• What to produce
Copy out every line in which the string "matplotlib" occurs.

Records with drawing code
──────────

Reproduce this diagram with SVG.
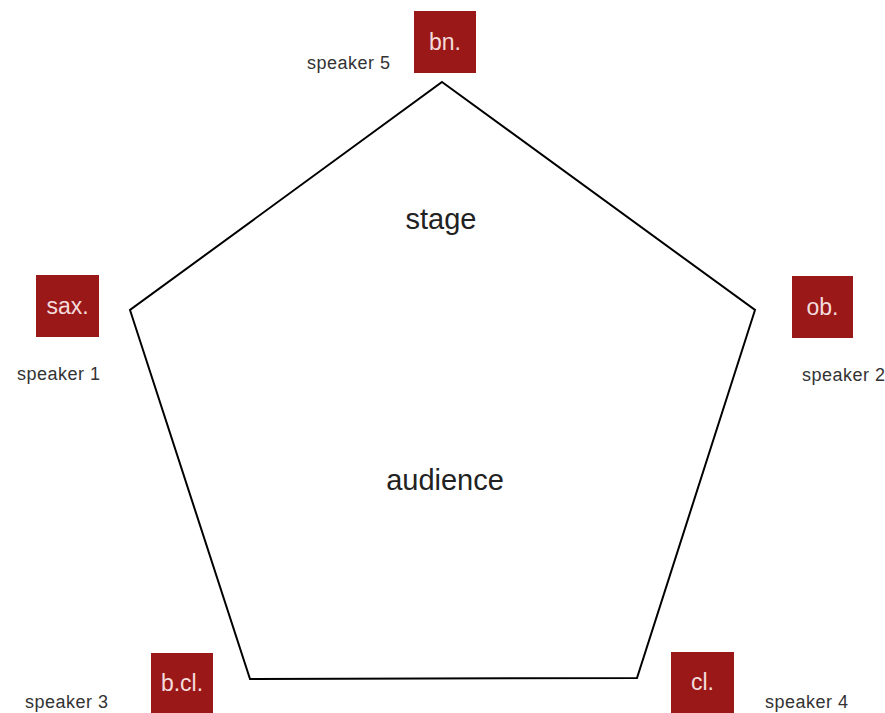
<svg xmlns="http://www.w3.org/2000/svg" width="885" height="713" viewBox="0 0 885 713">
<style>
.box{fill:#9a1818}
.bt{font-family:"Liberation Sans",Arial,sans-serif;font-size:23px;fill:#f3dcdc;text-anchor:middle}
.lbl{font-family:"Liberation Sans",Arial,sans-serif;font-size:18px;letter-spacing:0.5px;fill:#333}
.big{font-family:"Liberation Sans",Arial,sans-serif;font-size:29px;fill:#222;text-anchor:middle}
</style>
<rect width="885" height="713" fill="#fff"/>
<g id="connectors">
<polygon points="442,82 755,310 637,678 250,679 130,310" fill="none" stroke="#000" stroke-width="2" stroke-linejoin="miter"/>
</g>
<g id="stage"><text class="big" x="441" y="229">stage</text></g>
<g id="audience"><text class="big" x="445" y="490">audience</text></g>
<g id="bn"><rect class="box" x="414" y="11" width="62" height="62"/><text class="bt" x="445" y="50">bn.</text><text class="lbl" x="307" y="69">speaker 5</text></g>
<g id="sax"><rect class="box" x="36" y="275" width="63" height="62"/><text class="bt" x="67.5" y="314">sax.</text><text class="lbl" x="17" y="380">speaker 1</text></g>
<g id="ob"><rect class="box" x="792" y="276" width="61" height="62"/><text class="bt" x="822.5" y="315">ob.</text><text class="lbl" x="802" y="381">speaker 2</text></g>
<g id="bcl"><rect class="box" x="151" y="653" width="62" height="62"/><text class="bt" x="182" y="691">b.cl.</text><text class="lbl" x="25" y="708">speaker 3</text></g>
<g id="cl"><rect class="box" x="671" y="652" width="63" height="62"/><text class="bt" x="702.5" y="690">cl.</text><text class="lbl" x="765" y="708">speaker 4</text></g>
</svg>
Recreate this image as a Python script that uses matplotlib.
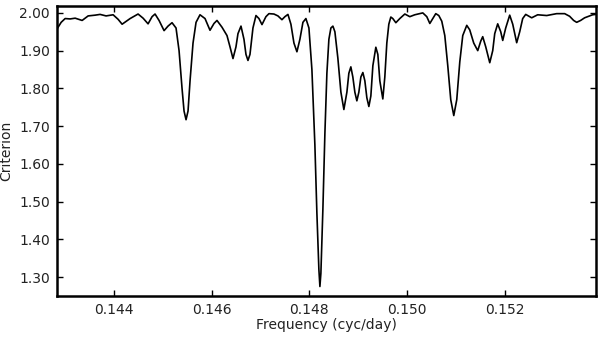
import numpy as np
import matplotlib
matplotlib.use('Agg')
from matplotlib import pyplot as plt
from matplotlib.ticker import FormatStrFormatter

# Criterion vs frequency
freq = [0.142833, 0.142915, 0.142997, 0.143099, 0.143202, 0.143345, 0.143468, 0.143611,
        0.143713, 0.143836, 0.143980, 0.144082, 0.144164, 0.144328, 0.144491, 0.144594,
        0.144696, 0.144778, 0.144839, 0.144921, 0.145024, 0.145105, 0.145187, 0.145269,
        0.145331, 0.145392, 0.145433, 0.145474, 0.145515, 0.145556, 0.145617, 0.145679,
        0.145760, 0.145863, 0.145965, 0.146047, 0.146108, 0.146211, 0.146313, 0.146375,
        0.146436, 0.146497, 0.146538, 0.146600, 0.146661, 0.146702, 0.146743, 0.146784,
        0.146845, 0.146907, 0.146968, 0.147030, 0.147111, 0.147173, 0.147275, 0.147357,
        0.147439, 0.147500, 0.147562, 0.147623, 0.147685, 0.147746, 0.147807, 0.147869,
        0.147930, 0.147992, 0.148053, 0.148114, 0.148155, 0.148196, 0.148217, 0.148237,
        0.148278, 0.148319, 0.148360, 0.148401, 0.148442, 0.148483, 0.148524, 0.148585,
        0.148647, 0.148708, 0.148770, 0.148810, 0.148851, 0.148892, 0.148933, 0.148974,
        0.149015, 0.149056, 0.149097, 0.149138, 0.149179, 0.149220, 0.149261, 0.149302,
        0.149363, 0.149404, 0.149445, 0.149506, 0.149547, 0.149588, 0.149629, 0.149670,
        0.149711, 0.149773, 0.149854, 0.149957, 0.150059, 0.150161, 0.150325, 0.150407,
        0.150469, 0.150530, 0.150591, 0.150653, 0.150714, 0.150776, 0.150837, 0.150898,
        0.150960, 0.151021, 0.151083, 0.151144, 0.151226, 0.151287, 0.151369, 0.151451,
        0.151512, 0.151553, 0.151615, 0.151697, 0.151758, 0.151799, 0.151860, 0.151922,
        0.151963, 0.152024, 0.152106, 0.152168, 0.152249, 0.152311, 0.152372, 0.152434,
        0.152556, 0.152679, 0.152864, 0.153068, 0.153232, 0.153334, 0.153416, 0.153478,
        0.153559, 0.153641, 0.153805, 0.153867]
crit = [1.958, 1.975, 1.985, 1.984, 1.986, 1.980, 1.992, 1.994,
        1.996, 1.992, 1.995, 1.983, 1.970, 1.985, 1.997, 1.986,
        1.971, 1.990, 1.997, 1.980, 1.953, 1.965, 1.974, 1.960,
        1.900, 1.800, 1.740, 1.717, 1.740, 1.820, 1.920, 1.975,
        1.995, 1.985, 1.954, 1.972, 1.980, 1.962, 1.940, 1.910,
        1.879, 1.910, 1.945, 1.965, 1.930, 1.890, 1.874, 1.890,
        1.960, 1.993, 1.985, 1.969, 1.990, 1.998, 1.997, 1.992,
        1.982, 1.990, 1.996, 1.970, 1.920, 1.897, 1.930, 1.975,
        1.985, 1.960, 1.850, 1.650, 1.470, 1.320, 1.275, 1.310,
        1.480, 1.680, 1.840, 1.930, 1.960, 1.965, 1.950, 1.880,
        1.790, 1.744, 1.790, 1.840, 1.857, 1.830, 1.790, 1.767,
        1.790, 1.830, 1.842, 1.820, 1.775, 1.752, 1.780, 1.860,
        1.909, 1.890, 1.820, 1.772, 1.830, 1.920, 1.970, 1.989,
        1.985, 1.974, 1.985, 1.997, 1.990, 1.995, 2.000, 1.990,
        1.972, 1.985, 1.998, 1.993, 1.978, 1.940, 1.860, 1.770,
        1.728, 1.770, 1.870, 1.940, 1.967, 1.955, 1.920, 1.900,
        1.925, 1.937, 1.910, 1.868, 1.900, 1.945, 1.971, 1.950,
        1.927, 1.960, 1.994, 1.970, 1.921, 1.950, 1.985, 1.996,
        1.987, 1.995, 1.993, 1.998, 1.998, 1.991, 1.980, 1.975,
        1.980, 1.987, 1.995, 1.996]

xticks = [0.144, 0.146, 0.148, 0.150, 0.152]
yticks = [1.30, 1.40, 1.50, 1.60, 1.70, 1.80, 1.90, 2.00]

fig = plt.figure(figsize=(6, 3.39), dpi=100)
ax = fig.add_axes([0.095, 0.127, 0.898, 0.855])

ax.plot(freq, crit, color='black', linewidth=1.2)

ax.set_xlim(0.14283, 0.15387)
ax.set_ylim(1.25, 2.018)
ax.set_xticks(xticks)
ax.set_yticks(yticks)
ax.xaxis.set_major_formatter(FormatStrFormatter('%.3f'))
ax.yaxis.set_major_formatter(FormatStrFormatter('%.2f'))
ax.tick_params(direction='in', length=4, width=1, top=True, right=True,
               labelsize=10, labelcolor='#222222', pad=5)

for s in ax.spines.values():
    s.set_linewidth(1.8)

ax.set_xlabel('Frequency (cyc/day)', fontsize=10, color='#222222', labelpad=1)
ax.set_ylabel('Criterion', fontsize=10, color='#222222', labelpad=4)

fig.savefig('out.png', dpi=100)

──────────

• Output for this task
Recreate this image as a Python script that uses matplotlib.
import matplotlib
matplotlib.use('Agg')
from matplotlib import pyplot as plt
from matplotlib.ticker import FormatStrFormatter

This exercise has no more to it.